Reduce the statefulness of the algorithm in two ways:
- More clearly split generateWaitcntInstBefore into two phases: the first one which determines the required wait, if any, without changing the ScoreBrackets, and the second one which actually inserts the wait and updates the brackets.
- Communicate pre-existing s_waitcnt instructions using an argument to generateWaitcntInstBefore instead of through the ScoreBrackets.
To simplify these changes, a Waitcnt structure is introduced which carries
the counts of an s_waitcnt instruction in decoded form.
There are some functional changes:
- The FIXME for the VCCZ bug workaround was implemented: we only wait for SMEM instructions as required instead of waiting on all counters.
- There are some cases where we previously merged some waitcnt instructions together non-locally due to the somewhat odd OldWaitcnt tracking, e.g. we would produce code like this:
ds_read_b32 v0, ... ds_read_b32 v1, ... s_waitcnt lgkmcnt(0) <-- this is a merged wait for both uses use(v0) more code use(v1)
In these cases we will now always first emit a wait for lgkmcnt(1), and then later for lgkmcnt(0).

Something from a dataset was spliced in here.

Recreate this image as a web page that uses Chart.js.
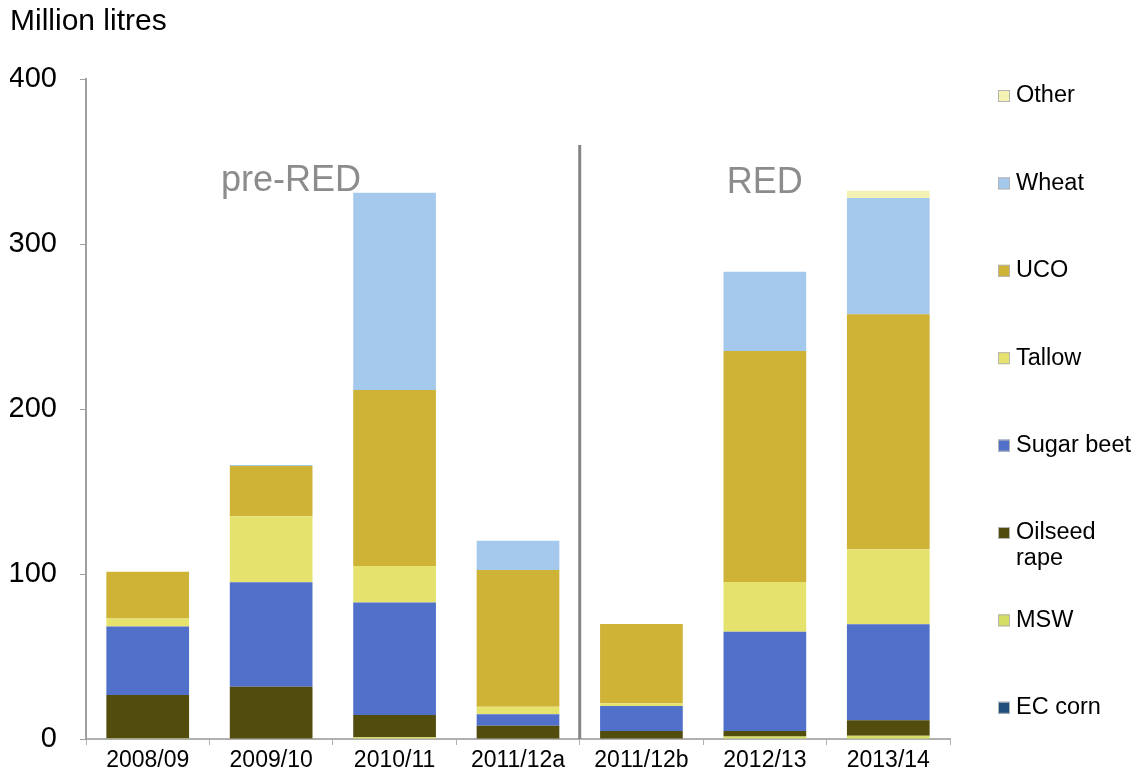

This should basically always be a win, although theoretically there could be cases where it's very slightly worse due to the increased code size. The worst code size regressions in my shader-db are:
WORST REGRESSIONS - Code Size Before After Delta Percentage 1724 1736 12 0.70 % shaders/private/f1-2015/1334.shader_test  2276 2284 8 0.35 % shaders/private/f1-2015/1306.shader_test  4632 4640 8 0.17 % shaders/private/ue4_elemental/62.shader_test  2376 2384 8 0.34 % shaders/private/f1-2015/1308.shader_test  3284 3292 8 0.24 % shaders/private/talos_principle/1955.shader_test 
... so I'm not particularly worried about the rather theoretical downside.